“The same impulse which causes a drowning man to grip at a straw, Mr. Narkom—the desire for self-preservation. Remember what I was in those other days, and with whom I associated. Believe me, the statement that there is honour among thieves is a pleasant fiction and nothing more; for once a man sets out to be a professional thief, he and honour are no longer on speaking terms. I never could be wholly sure, with that lot; and my biggest coups were always a source of danger to me after they had been successfully completed. It became necessary for me to study all poisons, all secret arts of destruction, that I might guard against them and might know the proper antidote. As for the rest—Sh! Mumm’s a fine wine. Here comes the landlady with the tea. We’ll drop the ‘case’ until afterward.”
“Now tell me,” said Cleek, after the landlady had gone and they were again in sole possession of the room, “what is it this Lady Essington wants of me? And what sort of a chap is this grandson in whose interest she is acting? Is he with her in this appeal to the Yard?”
“Certainly not, my dear fellow. Why, he’s little more than a baby—not over three at the most. Ever hear anybody speak of the ‘Golden Boy,’ old chap?”
“What! The baby Earl of Strathmere? The little chap who inherited a title and a million through the drowning of his parents in the wreck of the yacht Mystery?”
“That’s the little gentleman: the Right Honourable Cedric Eustace George Carruthers, twenty-seventh Earl Strathmere, variously known as the ‘Millionaire Baby’ and the ‘Golden Boy.’ His mother was Lady Essington’s only daughter. She was only eighteen when she married Strathmere: only twenty-two when she and her husband were drowned, a little over a year ago.”
“Early enough to go out of the world, that—poor girl!” said Cleek, sympathetically. “And to leave that little shaver all alone—robbed at one blow of both father and mother. Hard lines, my friend, hard lines! It is fair to suppose, is it not, that, with the death of his parents, the care and guidance of his little lordship fell to the lot of his grandmother, Lady Essington?”

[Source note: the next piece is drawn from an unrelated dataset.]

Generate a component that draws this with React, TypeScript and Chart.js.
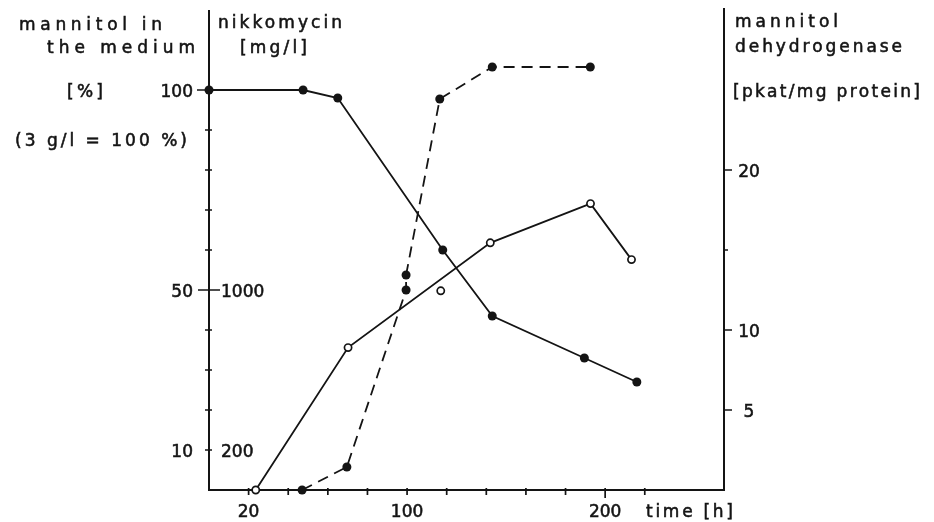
import React, { useEffect, useRef } from "react";
import { Chart, registerables } from "chart.js";

Chart.register(...registerables);

// ---- data ----
const timeMannitol = [0, 47.5, 65, 118, 143, 189.5, 216];
const mannitolPct = [100, 100, 98, 60, 43.5, 33, 27];

const timeNikkomycin = [47, 69.6, 99.5, 99.5, 116.5, 143, 192.5];
const nikkomycinMgL = [0, 115, 1000, 1075, 1955, 2115, 2115];

const timeMDH = [23.6, 70.2, 142, 192.6, 213.3];
const mdhPkat = [0, 8.9, 15.45, 17.9, 14.4];
const timeMDHExtra = [117];
const mdhPkatExtra = [12.45];

// ---- axes ----
const xTicks = [20, 40, 60, 80, 100, 120, 140, 160, 180, 200, 220];
const xTickLabels = [20, 100, 200];
const mannitolTicks = [10, 20, 30, 40, 50, 60, 70, 80, 90, 100];
const mannitolTickLabels = [10, 50, 100];
const nikkomycinTickLabels = [200, 1000];
const mdhTicks = [5, 10, 15, 20];
const mdhTickLabels = [5, 10, 20];

const leftTitle = ["mannitol in", "the medium", "[%]", "(3 g/l = 100 %)"];
const nikkoTitle = ["nikkomycin", "[mg/l]"];
const rightTitle = ["mannitol", "dehydrogenase", "[pkat/mg protein]"];
const xTitle = "time [h]";

const INK = "#141414";
const FONT = '17px "DejaVu Sans", sans-serif';

const pts = (xs: number[], ys: number[]) => xs.map((x, i) => ({ x, y: ys[i] }));

function inkText(ctx: CanvasRenderingContext2D, text: string, x: number, y: number) {
  ctx.fillText(text, x, y);
  ctx.strokeText(text, x, y);
}

function fitText(ctx: CanvasRenderingContext2D, text: string, x: number, y: number, width: number) {
  (ctx as any).letterSpacing = "0px";
  const w = ctx.measureText(text).width;
  const n = Array.from(text).length;
  const ls = n > 1 ? (width - w) / (n - 1) : 0;
  (ctx as any).letterSpacing = `${ls}px`;
  ctx.textAlign = "left";
  inkText(ctx, text, x, y);
  (ctx as any).letterSpacing = "0px";
}

const paperAxes = {
  id: "paperAxes",
  beforeDatasetsDraw(chart: any) {
    const { ctx, chartArea } = chart;
    const sx = chart.scales.x;
    const sm = chart.scales.yM;
    const se = chart.scales.yE;
    const L = chartArea.left;
    const R = chartArea.right;
    const B = chartArea.bottom;
    ctx.save();
    ctx.strokeStyle = INK;
    ctx.lineWidth = 2;
    ctx.lineCap = "butt";
    ctx.beginPath();
    ctx.moveTo(L, chartArea.top);
    ctx.lineTo(L, B);
    ctx.lineTo(R, B);
    ctx.moveTo(R, chartArea.top - 2);
    ctx.lineTo(R, B + 1);
    ctx.stroke();

    ctx.lineWidth = 1.7;
    ctx.beginPath();
    mannitolTicks.forEach((v) => {
      const y = sm.getPixelForValue(v);
      if (v === 100) {
        ctx.moveTo(L - 12, y);
        ctx.lineTo(L, y);
      } else if (v === 50) {
        ctx.moveTo(L - 11, y);
        ctx.lineTo(L + 11, y);
      } else {
        ctx.moveTo(L - 4, y);
        ctx.lineTo(L + 3, y);
      }
    });
    mdhTicks.forEach((v) => {
      const y = se.getPixelForValue(v);
      ctx.moveTo(R, y);
      ctx.lineTo(R + (v === 15 ? 4 : 8), y);
    });
    xTicks.forEach((v) => {
      const x = sx.getPixelForValue(v);
      ctx.moveTo(x, B - 2);
      ctx.lineTo(x, B + (v === 200 ? 8 : 5));
    });
    ctx.stroke();
    ctx.restore();
  },
  afterDraw(chart: any) {
    const { ctx, chartArea } = chart;
    const sx = chart.scales.x;
    const sm = chart.scales.yM;
    const sn = chart.scales.yN;
    const se = chart.scales.yE;
    const L = chartArea.left;
    const R = chartArea.right;
    const B = chartArea.bottom;
    ctx.save();
    ctx.fillStyle = INK;
    ctx.strokeStyle = INK;
    ctx.lineWidth = 0.55;
    ctx.font = FONT;
    ctx.textBaseline = "alphabetic";

    ctx.textAlign = "right";
    mannitolTickLabels.forEach((v) => {
      inkText(ctx, String(v), L - 16, sm.getPixelForValue(v) + 6.5);
    });
    ctx.textAlign = "left";
    nikkomycinTickLabels.forEach((v) => {
      inkText(ctx, String(v), L + 12, sn.getPixelForValue(v) + 6.5);
    });
    ctx.textAlign = "center";
    mdhTickLabels.forEach((v) => {
      inkText(ctx, String(v), R + 25, se.getPixelForValue(v) + 6.5);
    });
    xTickLabels.forEach((v) => {
      inkText(ctx, String(v), sx.getPixelForValue(v), B + 27);
    });

    // axis titles
    fitText(ctx, leftTitle[0], 19, 30, 143);
    fitText(ctx, leftTitle[1], 47, 53, 148);
    fitText(ctx, leftTitle[2], 67, 97, 36);
    fitText(ctx, leftTitle[3], 15, 146, 172);
    fitText(ctx, nikkoTitle[0], L + 9, 28, 124);
    fitText(ctx, nikkoTitle[1], L + 31, 53, 67);
    fitText(ctx, rightTitle[0], R + 11, 27, 103);
    fitText(ctx, rightTitle[1], R + 11, 52, 167);
    fitText(ctx, rightTitle[2], R + 9, 97, 187);
    fitText(ctx, xTitle, 646, B + 27, 87);
    ctx.restore();
  },
};

export default function App() {
  const ref = useRef<HTMLCanvasElement | null>(null);

  useEffect(() => {
    if (!ref.current) return;
    const filled = {
      pointRadius: 4.5,
      pointBackgroundColor: INK,
      pointBorderColor: INK,
      pointBorderWidth: 0,
      borderColor: INK,
      borderWidth: 1.8,
      showLine: true,
      tension: 0,
      clip: false as any,
      fill: false,
    };
    const open = {
      pointRadius: 3.6,
      pointBackgroundColor: "#ffffff",
      pointBorderColor: INK,
      pointBorderWidth: 1.7,
      borderColor: INK,
      borderWidth: 1.8,
      tension: 0,
      clip: false as any,
      fill: false,
    };
    const chart = new Chart(ref.current, {
      type: "line",
      data: {
        datasets: [
          { label: "mannitol in the medium [%]", data: pts(timeMannitol, mannitolPct), yAxisID: "yM", ...filled },
          {
            label: "nikkomycin [mg/l]",
            data: pts(timeNikkomycin, nikkomycinMgL),
            yAxisID: "yN",
            ...filled,
            borderDash: [11, 7],
          },
          { label: "mannitol dehydrogenase [pkat/mg protein]", data: pts(timeMDH, mdhPkat), yAxisID: "yE", ...open },
          {
            label: "mannitol dehydrogenase (single)",
            data: pts(timeMDHExtra, mdhPkatExtra),
            yAxisID: "yE",
            ...open,
            showLine: false,
          },
        ],
      },
      options: {
        responsive: false,
        animation: false,
        events: [],
        layout: { padding: { left: 209, right: 210, top: 10, bottom: 32 } },
        plugins: { legend: { display: false }, tooltip: { enabled: false } },
        scales: {
          x: { type: "linear", min: 0, max: 260, display: false },
          yM: { type: "linear", min: 0, max: 120, display: false },
          yN: { type: "linear", min: 0, max: 2400, display: false },
          yE: { type: "linear", min: 0, max: 30, display: false },
        },
      },
      plugins: [paperAxes],
    });
    return () => chart.destroy();
  }, []);

  return (
    <div style={{ position: "fixed", left: 0, top: 0, width: 934, height: 522, background: "#fff" }}>
      <canvas ref={ref} width={934} height={522} style={{ display: "block", width: 934, height: 522 }} />
    </div>
  );
}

“No, it did not,” replied Narkom. “One might have supposed that it would, seeing that there was no paternal grandmother, but—well, the fact of the matter is, Cleek, that the late Lord Strathmere did not altogether approve of his mother-in-law’s method of living (he was essentially a quiet, home-loving man and had little patience with frivolity of any sort), and it occasioned no surprise among those who knew him when it was discovered that he had made a will leaving everything he possessed to his little son and expressly stipulating that the care and upbringing of the boy were to be entrusted to his younger brother, the Honourable Felix Camour Paul Carruthers, who was to enjoy the revenue from the estate until the child attained his majority.”
“I see! I see!” said Cleek, appreciatively. “Then that did her extravagant ladyship out of a pretty large and steady income for a matter of seventeen or eighteen years. Humm-m! Wise man—always, of course, provided that he didn’t save the boy from the frying-pan only to drop him into the fire. What kind of a man is this brother—this Honourable Felix Carruthers—into whose hands he entrusted the future of his little son? I seem to have a hazy recollection of hearing that name, somewhere or somehow, in connection with some other affair. Wise choice, was it, Mr. Narkom?”
“Couldn’t have been better, to my thinking. I know the Honourable Felix quite well: a steady-going, upright, honourable young fellow (he isn’t over two or three-and-thirty), who, being a second son, naturally inherited his mother’s fortune, and that being considerable, he really did not need the income from his little nephew’s in the slightest degree. However, he undertook the charge willingly, for he is much attached to the boy; and he and his wife—to whom he was but recently married, by the way—entered into residence at his late brother’s splendid property, Boskydell Priory, just over on the other side of those hills—you can see from the window, there—where they are at present entertaining a large house party, among whom are Lady Essington and her son Claude.”